Vida cotidiana

Las cosas pequeñas

No hace falta mucha reflexión para caer en la cuenta del valor de las cosas pequeñas

Si observa uno desde la distancia el gatuperio de la política –mismamente lo de Cataluña, lo de la luz, cada vez más cegadora, o las lamentables ambiciones desatadas en el PP de Madrid–, llega a la conclusión de que el éxito o el fracaso de las decisiones depende casi siempre de un gesto, de una declaración atinada o desacertada, de una frase inoportuna, de una fotografía comprometedora… Cualquier elemento chocante, aparentemente nimio, conmociona los medios y las redes sociales, se airea, se manosea, se desfigura y produce efectos demoledores. Acuérdense de las consecuencias del aleteo de una mariposa o de las ondas concéntricas de la piedra arrojada al plácido lago. Es el espejo de nuestra vulnerabilidad.

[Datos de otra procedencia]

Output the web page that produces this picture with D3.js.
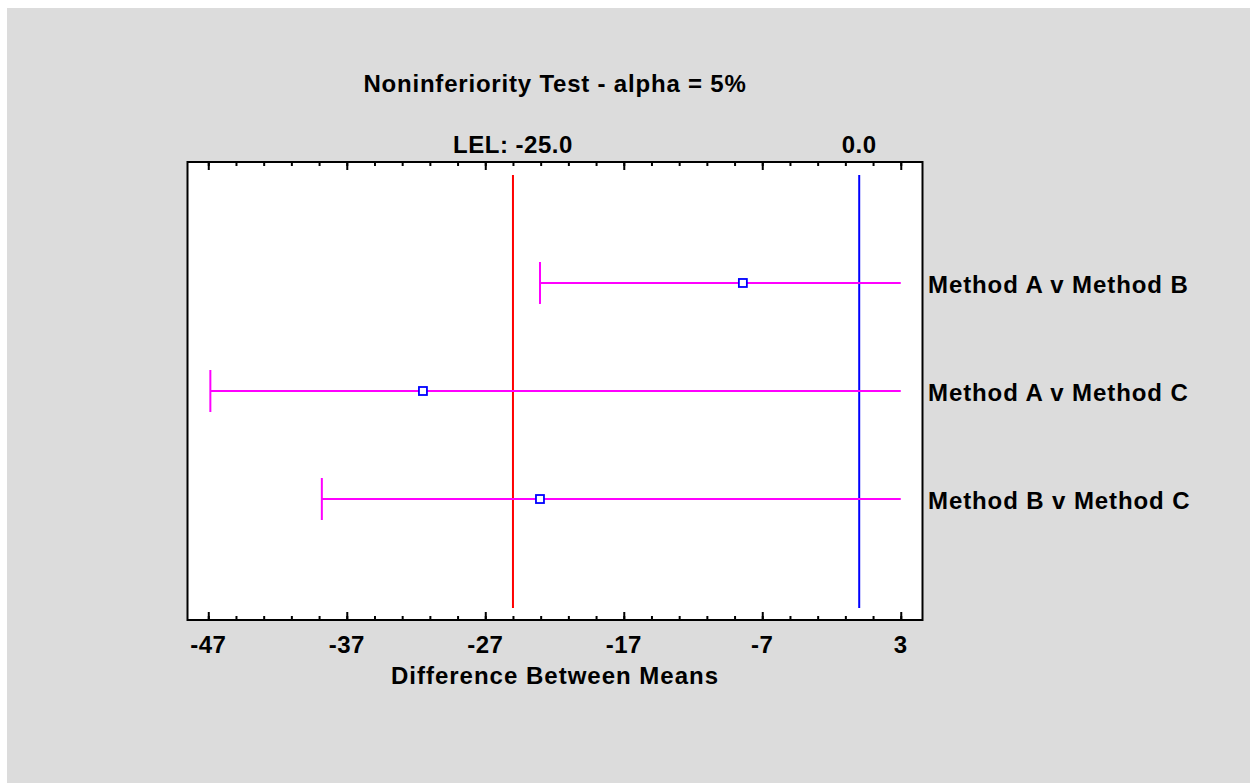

Una circunstancia insignificante –un encuentro casual, un virus invisible, una lectura, una simple mirada…– puede cambiar nuestra vida. No hace falta mucha reflexión para caer en la cuenta del valor de las cosas pequeñas. No sólo las inmateriales –esa mirada comprensiva, una sonrisa sin mascarilla, una palabra amable en tiempos oscuros…–sino las materiales y cotidianas: la mesa, la lámpara de la mesilla de noche, aquel retrato, el llavero, el gastado sillón, el libro releído, el móvil, el viejo jersey de andar por casa…En su «Oda a las cosas» dice Pablo Neruda que ama locamente las tijeras y que adora las tazas, las argollas, las soperas, sin hablar, por supuesto, del sombrero…A fuerza de tocarlas con nuestras manos frías o sudorosas, estas cosas pequeñas cotidianas se convierten en objetos a los que hemos transferido algo de nosotros mismos.

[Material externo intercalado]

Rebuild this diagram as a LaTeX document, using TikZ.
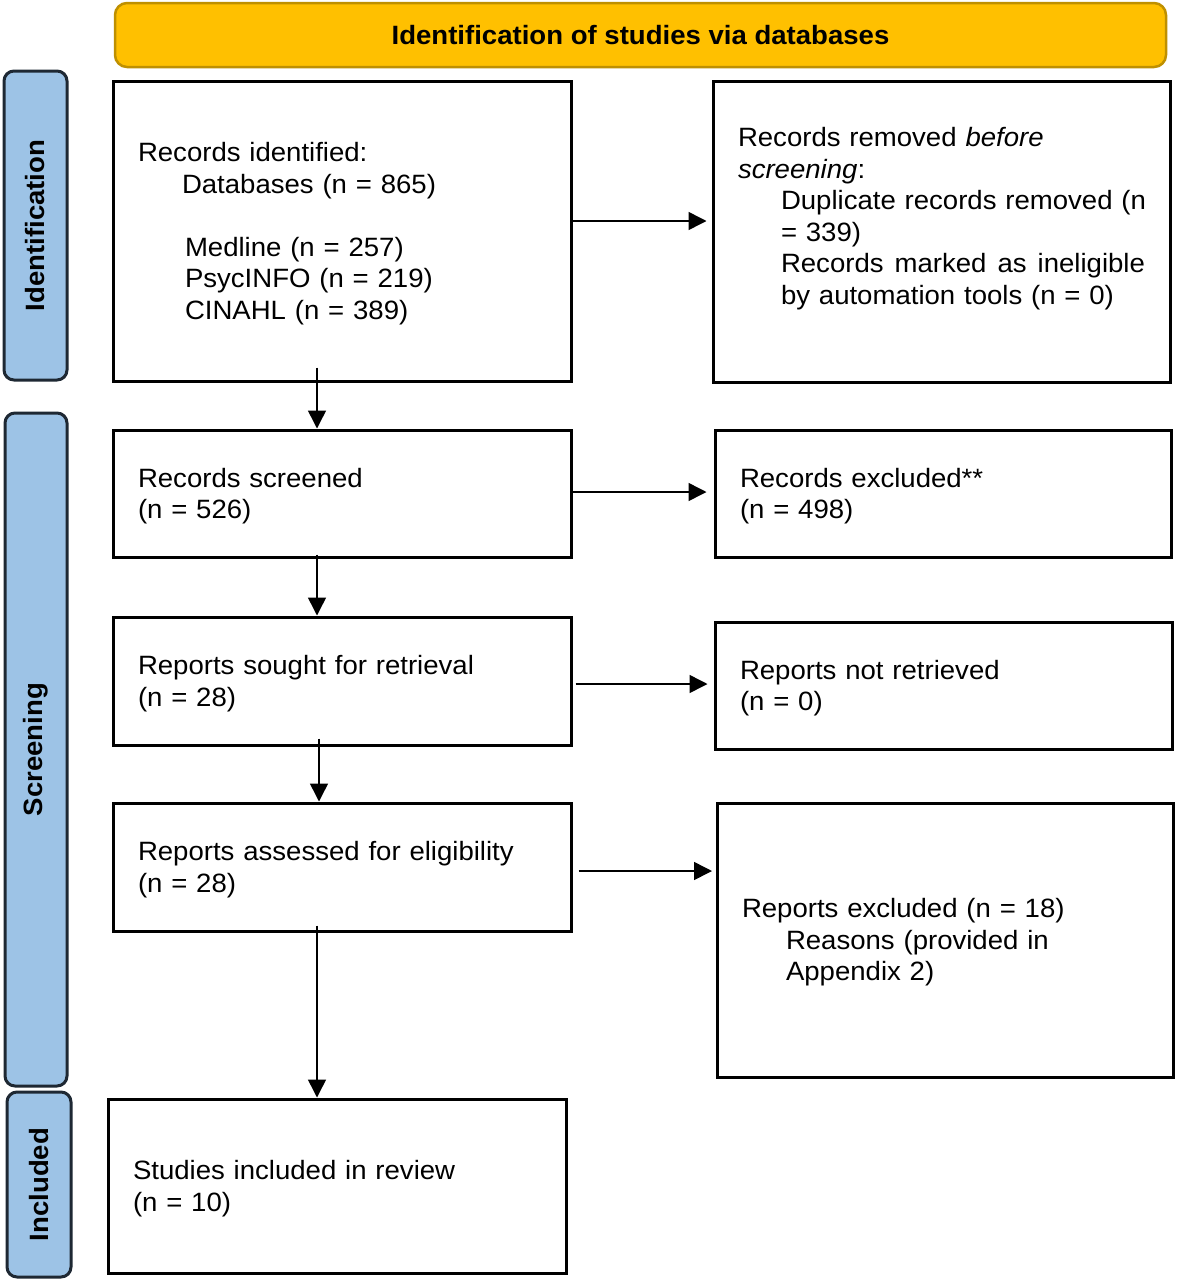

Los versos de Neruda me acompañaron el otro día camino de Soria. Si hay una provincia que huye de la barroca ostentación y de la épica nacionalista, esa es Soria, provinciana y universal. Por eso sus poetas cantan las cosas pequeñas: el sayal pardo de los campos en otoño, la yunta de bueyes perdidos en la vidriera del crepúsculo, la venta del camino, el puente del río, los álamos de la orilla, las primeras hojas caídas en el parque, donde los viejos juegan a la tanguilla, el oscuro encinar lejano, el humo de la chimenea, el olmo viejo herido, el último santero de San Saturio, la lluvia en los cristales, los campos solitarios, el silencio… Y guardan en el arca el romancero. ¡Cuánto mejor sería que los políticos y los medios aprendieran a administrar sus silencios y a dejar de lado la prosopopeya y la maledicencia!